Wireless mesh networks include at least one node that connects to a wide area network (WAN) and one or more wireless access points comprising nodes of the mesh network that communicate with each other, at least one of which communicates with the wide area network node. The WAN can comprise, for example, the Internet, and the WAN node typically comprises a cable interface (cable modem) or DSL interface or the like, and the wireless access points typically comprise wireless routers and the like. Wireless mesh networks are convenient because they can be implemented with little or no effort to provide infrastructure. For example, it is generally not necessary to install additional cabling for access to the wide area network. Once a connection to the WAN is provided, the additional wireless access points can be configured to communicate and thereby provide network access whose geographic coverage is theoretically limited only by the distribution of the wireless access points of the mesh network.

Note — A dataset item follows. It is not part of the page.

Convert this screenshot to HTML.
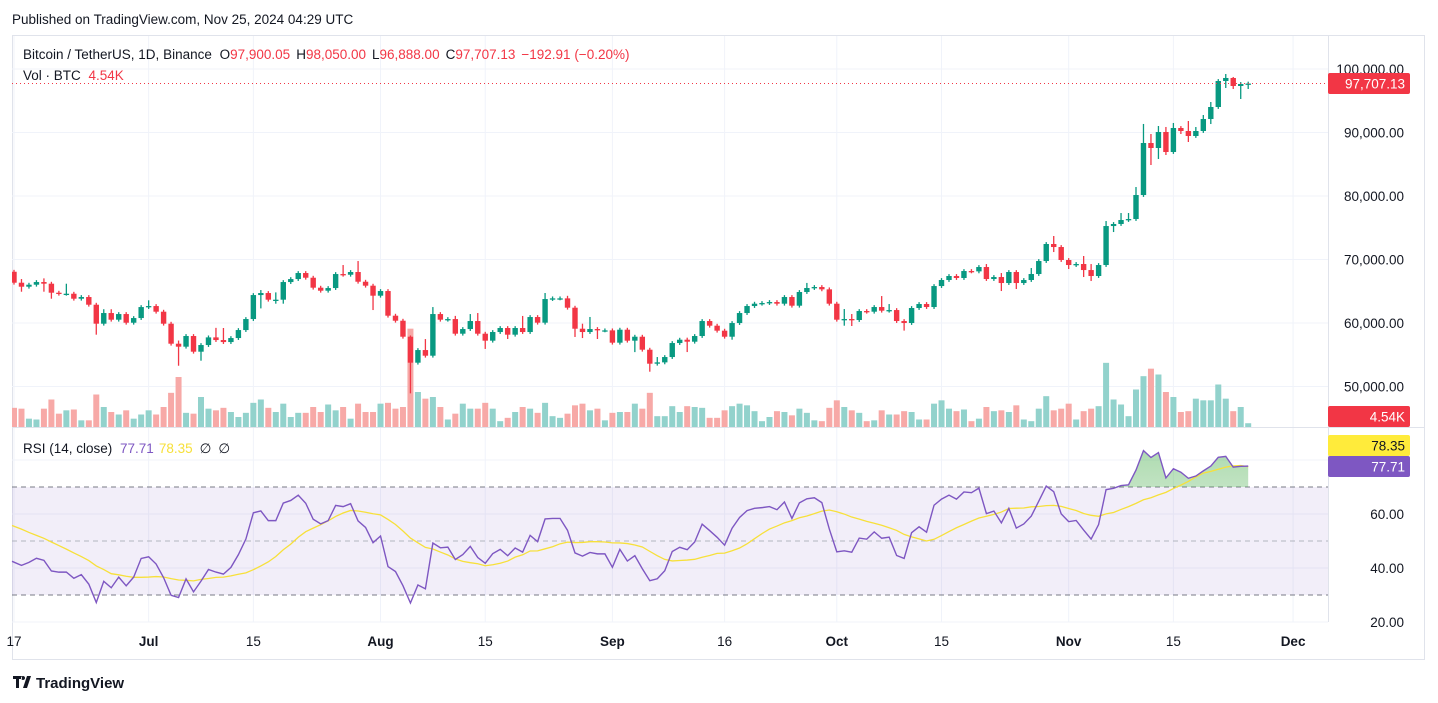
<!DOCTYPE html>
<html><head><meta charset="utf-8"><style>
html,body{margin:0;padding:0;background:#fff;}
svg{display:block;font-family:"Liberation Sans",sans-serif;}
</style></head><body>
<svg id="c" width="1438" height="703" viewBox="0 0 1438 703" xmlns="http://www.w3.org/2000/svg">
<defs>
<linearGradient id="ob" x1="0" y1="0" x2="0" y2="1"><stop offset="0" stop-color="#4caf50" stop-opacity="0.45"/><stop offset="1" stop-color="#4caf50" stop-opacity="0.02"/></linearGradient>
<clipPath id="above70"><rect x="12" y="430" width="1316" height="57"/></clipPath>
<clipPath id="plotclip"><rect x="12" y="36" width="1316" height="586"/></clipPath>
</defs>
<text x="12" y="24" font-size="13.5" fill="#131722">Published on TradingView.com, Nov 25, 2024 04:29 UTC</text>
<rect x="12.5" y="35.5" width="1412" height="624" fill="none" stroke="#e0e3eb"/>
<g id="grid"></g>
<rect x="12" y="487" width="1316" height="108" fill="#7e57c2" fill-opacity="0.1"/>
<g id="rsilevels"></g>
<g id="vol" clip-path="url(#plotclip)"></g>
<g id="candles" clip-path="url(#plotclip)"></g>
<g id="rsi"></g>
<line x1="12" y1="427.5" x2="1425" y2="427.5" stroke="#e0e3eb"/>
<line x1="1328.5" y1="36" x2="1328.5" y2="622" stroke="#e0e3eb"/>
<g id="axes"></g>
<text x="23" y="59" font-size="13.5" fill="#131722">Bitcoin / TetherUS, 1D, Binance <tspan dx="4">O</tspan><tspan fill="#f23645">97,900.05</tspan><tspan dx="6">H</tspan><tspan fill="#f23645">98,050.00</tspan><tspan dx="6">L</tspan><tspan fill="#f23645">96,888.00</tspan><tspan dx="6">C</tspan><tspan fill="#f23645">97,707.13</tspan><tspan dx="6" fill="#f23645">−192.91 (−0.20%)</tspan></text>
<text x="23" y="80" font-size="13.5" fill="#131722">Vol · BTC <tspan dx="4" fill="#f23645">4.54K</tspan></text>
<text x="23" y="453" font-size="13.5" fill="#131722">RSI (14, close) <tspan dx="4" fill="#7e57c2">77.71</tspan><tspan dx="5" fill="#f7e03a">78.35</tspan><tspan dx="7">∅</tspan><tspan dx="7">∅</tspan></text>
<g><path d="M13 676h9v3h-3v9h-3v-9h-3z M23 676a2 2 0 1 0 0.1 0z M27 676h4l-4 12h-4z" fill="#131722"/><text x="36" y="688" font-size="15" font-weight="bold" fill="#131722">TradingView</text></g>
</svg>
<script>
const closes=[66345,65715,66030,66450,66190,64770,64610,64610,63825,64090,62880,59890,61570,60520,61410,60045,60780,62510,62670,61780,59890,56740,56270,57950,55480,56530,57735,57315,57000,57630,58890,60625,64400,64720,63670,63670,66450,66920,67870,67130,65560,65085,65505,67710,67600,68030,66500,65875,64300,65035,61150,60360,57840,53750,55740,54850,61410,60520,60620,58315,59050,60310,58315,57215,58580,59210,58160,59210,58580,60940,60050,63775,63880,63880,62410,59100,58580,59050,58840,58840,56900,58945,57215,57840,55795,53590,53800,54640,56845,57370,57055,57950,60310,59575,58790,57840,59995,61570,62673,63040,63145,63300,63040,64090,62725,64880,65510,65665,65300,63040,60520,60625,60470,61885,61780,62515,61940,62040,60310,60000,62360,62990,62515,65820,66770,67400,67085,68185,68130,68815,66925,67240,66295,68030,66295,66770,67715,69760,72440,71965,69920,69130,69290,68340,67400,69130,75270,75590,76220,76375,80155,88345,87560,90080,86930,90710,90235,89450,90235,92125,94015,98110,98585,97325,97640,97707.13];
const firstOpen=68070;
const upperWick=[300,580,300,300,580,300,300,1575,300,300,300,300,600,600,300,300,300,300,900,300,300,300,500,300,300,300,300,1500,1900,300,300,300,300,470,300,1150,300,300,300,300,300,300,300,300,1420,300,1730,300,300,300,300,300,300,200,300,1730,1100,300,300,500,300,1100,1260,300,300,300,300,300,1900,300,300,950,300,300,400,300,790,1900,300,300,300,300,300,300,300,300,840,300,300,300,320,300,300,300,300,300,300,300,300,300,300,300,300,300,300,300,800,300,300,300,300,1575,790,300,300,300,1730,945,300,300,300,300,300,300,300,300,300,300,300,300,470,300,630,300,300,300,945,300,300,1260,300,300,300,1260,945,300,790,300,1100,945,1260,3000,1420,945,790,790,300,1575,630,630,790,300,630,160];
const lowerWick=[300,790,300,300,1260,945,300,300,300,300,300,1730,300,300,300,300,300,300,300,300,300,300,3000,300,300,1420,300,300,300,300,300,300,300,2100,300,630,630,300,300,300,300,300,300,300,300,300,300,300,2260,300,300,300,300,4830,300,300,300,300,300,300,300,300,300,1300,300,300,680,300,300,300,300,300,300,300,300,1300,950,300,1360,300,300,300,300,1800,300,1260,300,300,300,300,1630,300,300,300,300,300,470,300,300,300,300,300,300,300,300,300,300,300,300,300,300,945,945,300,300,300,300,300,300,1200,300,300,300,300,300,300,300,300,300,300,300,300,1260,300,945,300,300,300,300,790,300,630,300,1100,790,300,300,945,300,300,300,300,2680,1730,470,300,470,945,300,300,790,300,1100,470,2050,790];
const volumes=[23,22,10,9,22,33,16,20,21,8,8,39,24,18,15,20,10,15,20,15,24,41,60,17,16,36,22,20,23,18,12,17,29,33,23,18,28,12,17,17,24,18,27,20,24,10,28,18,18,28,29,22,24,118,42,34,36,24,9,16,28,22,22,29,22,7,11,18,24,22,17,29,13,11,16,26,28,20,22,8,17,18,18,28,22,41,13,13,25,18,25,24,23,11,11,20,25,28,26,19,7,12,19,18,14,22,17,8,7,23,32,24,20,17,7,8,20,15,15,19,18,9,9,28,32,22,19,21,7,10,24,19,20,18,26,9,7,22,37,20,22,28,9,19,22,25,77,33,27,13,45,61,70,63,42,36,18,19,34,32,32,51,34,19,24,4.54];
const rsiSeedGain=600, rsiSeedLoss=680;
const rsiHistory=[60,59,59,58,58,57,57,56,56,55,55,54,54];
const priceTicks=[100000,90000,80000,70000,60000,50000];
const rsiTicks=[80,60,40,20];
const timeLabels=["17","Jul","15","Aug","15","Sep","16","Oct","15","Nov","15","Dec"];
const timeLabelDays=[-14,0,14,31,45,62,77,92,106,123,137,153];
const firstBarDay=-18;

const NS="http://www.w3.org/2000/svg";
function mk(tag,attrs,parent){const e=document.createElementNS(NS,tag);for(const k in attrs)e.setAttribute(k,attrs[k]);parent.appendChild(e);return e;}
const xBar=i=>14+i*7.48;
const xDay=d=>xBar(d-firstBarDay);
const yP=p=>69+(100000-p)*0.00635;
const yR=r=>541-(r-50)*2.7;
const yV=v=>427-v/1.2;
const G=document.getElementById('grid'),V=document.getElementById('vol'),C=document.getElementById('candles'),R=document.getElementById('rsi'),A=document.getElementById('axes'),L=document.getElementById('rsilevels');

timeLabels.forEach((t,k)=>{let x=xDay(timeLabelDays[k]);if(k===0)x=14;
 const ln=mk('line',{x1:x,y1:36,x2:x,y2:622,stroke:'#f0f3fa'},G);
 
 const bold=(t==='Jul'||t==='Aug'||t==='Sep'||t==='Oct'||t==='Nov'||t==='Dec');
 const tx=mk('text',{x:x,y:646,'font-size':13.5,'text-anchor':'middle',fill:'#131722','font-weight':bold?'bold':'normal'},A);
 tx.textContent=t;});
priceTicks.forEach(p=>{const y=yP(p);
 const ln=mk('line',{x1:12,y1:y,x2:1328,y2:y,stroke:'#f0f3fa'},G);
 
 const tx=mk('text',{x:1404,y:y+5,'font-size':13.5,'text-anchor':'end',fill:'#131722'},A);
 tx.textContent=p.toLocaleString('en-US',{minimumFractionDigits:2});
 });
rsiTicks.forEach(r=>{const y=yR(r);
 const ln=mk('line',{x1:12,y1:y,x2:1328,y2:y,stroke:'#f0f3fa'},G);
 
 if(r!==80){const tx=mk('text',{x:1404,y:y+5,'font-size':13.5,'text-anchor':'end',fill:'#131722'},A);
 tx.textContent=r.toFixed(2);}});
[70,50,30].forEach(r=>{const y=yR(r);
 const ln=mk('line',{x1:12,y1:y,x2:1328,y2:y,stroke:r===50?'#b2b5be':'#787b86','stroke-dasharray':'5,4'},L);
 });

let prev=firstOpen;
closes.forEach((c,i)=>{const o=prev;prev=c;const up=c>=o;const x=xBar(i);
 const uw=upperWick[i]!==undefined?upperWick[i]:300, lw=lowerWick[i]!==undefined?lowerWick[i]:300;
 const hi=Math.max(o,c)+uw,lo=Math.min(o,c)-lw;
 const col=up?'#089981':'#f23645';
 const vv=volumes[i]!==undefined?volumes[i]:10;
 const vb=mk('rect',{x:x-3,y:yV(vv),width:6,height:427-yV(vv),fill:up?'#92d2cc':'#f7a9a7'},V);
 
 const w=mk('line',{x1:x,y1:yP(hi),x2:x,y2:yP(lo),stroke:col,'stroke-width':1.3},C);
 
 const top=yP(Math.max(o,c)),bh=Math.max(1.3,yP(Math.min(o,c))-top);
 const b=mk('rect',{x:x-2.7,y:top,width:5.4,height:bh,fill:col},C);
 });

let ag=rsiSeedGain,al=rsiSeedLoss;const rsi=[];let pc=firstOpen;
closes.forEach(c=>{const ch=c-pc;pc=c;ag=(ag*13+Math.max(ch,0))/14;al=(al*13+Math.max(-ch,0))/14;rsi.push(100-100/(1+ag/al));});
const all=rsiHistory.concat(rsi);const ma=rsi.map((_,i)=>{let s=0;for(let k=i;k<i+14;k++)s+=all[k];return s/14;});
const rp=rsi.map((r,i)=>[i===0?12:xBar(i),yR(r)]);
const fill=mk('path',{d:'M'+rp.map(p=>p.join(',')).join('L')+`L${xBar(rsi.length-1)},${yR(70)}L12,${yR(70)}Z`,fill:'url(#ob)','clip-path':'url(#above70)'},R);

const mal=mk('polyline',{points:ma.map((m,i)=>(i===0?12:xBar(i))+','+yR(m)).join(' '),fill:'none',stroke:'#f7e03a','stroke-width':1.3},R);

const rl=mk('polyline',{points:rp.map(p=>p.join(',')).join(' '),fill:'none',stroke:'#7e57c2','stroke-width':1.4},R);


const lc=closes[closes.length-1];
const pl=mk('line',{x1:12,y1:yP(lc),x2:1328,y2:yP(lc),stroke:'#f23645','stroke-dasharray':'1,3'},A);

function tag(y,bg,fg,txt,name){const g=mk('g',{},A);
 mk('rect',{x:1328,y:y-10.5,width:82,height:21,rx:2,fill:bg},g);
 const t=mk('text',{x:1405,y:y+5,'font-size':13.5,'text-anchor':'end',fill:fg},g);t.textContent=txt;}
tag(yP(lc),'#f23645','#fff',lc.toLocaleString('en-US',{minimumFractionDigits:2,maximumFractionDigits:2}),'last-price-tag');
tag(416.5,'#f23645','#fff',volumes[volumes.length-1].toFixed(2)+'K','volume-tag');
tag(445.5,'#ffeb3b','#131722','78.35','rsi-ma-tag');
tag(466.5,'#7e57c2','#fff','77.71','rsi-tag');
</script>
</body></html>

Once a network is established, client devices can communicate over the network through the nodes. The nodes can comprise servers, routers, and other like devices for network access, which will be collectively referred to as network endpoints. Administrators of large network systems need to monitor the health of these network endpoints and attend to maintenance tasks, such as device configuration, update installation, and the like. Typically, administrators must login to each device and individually perform monitoring and control tasks for the device to which they are logged. Such tasks can be extremely time consuming and tedious, especially for networks of any size.
It would be advantageous if such monitoring and control operations could be performed remotely through a central point of control that can initiate network connections, such as TCP/IP connections, to each of the network endpoints in turn, as needed, and exchange messages to monitor and configure the devices. In practice, initiating network connections directly to network endpoints connected to the Internet is impossible or very difficult because many network endpoints are not directly addressable from the public Internet as a result of being located behind network address translators (NATs) or firewalls. NATs allow multiple devices to connect to the Internet using a single IP address by rewriting all outgoing packets so they appear to originate from a single IP and by demultiplexing all incoming packets according to which device initiated the connection. In general, network devices outside of a NAT cannot initiate network connections to devices located within or behind a NAT.
Such centralized monitoring and control would be especially advantageous in a wireless network, such as one in which an Internet Service Provider (ISP) provides Internet access to wireless routers through which client devices gain access to the Internet. Administrators of such wireless networks must be able to verify that the routers are operating correctly. It would also be advantageous for administrators of such wireless networks to have the ability to remotely make configuration changes to the routers in real-time.
From the discussion above, it should be apparent that there is a need for centralized real-time monitoring and control over network endpoints that may be located behind a NAT. The present invention satisfies this need.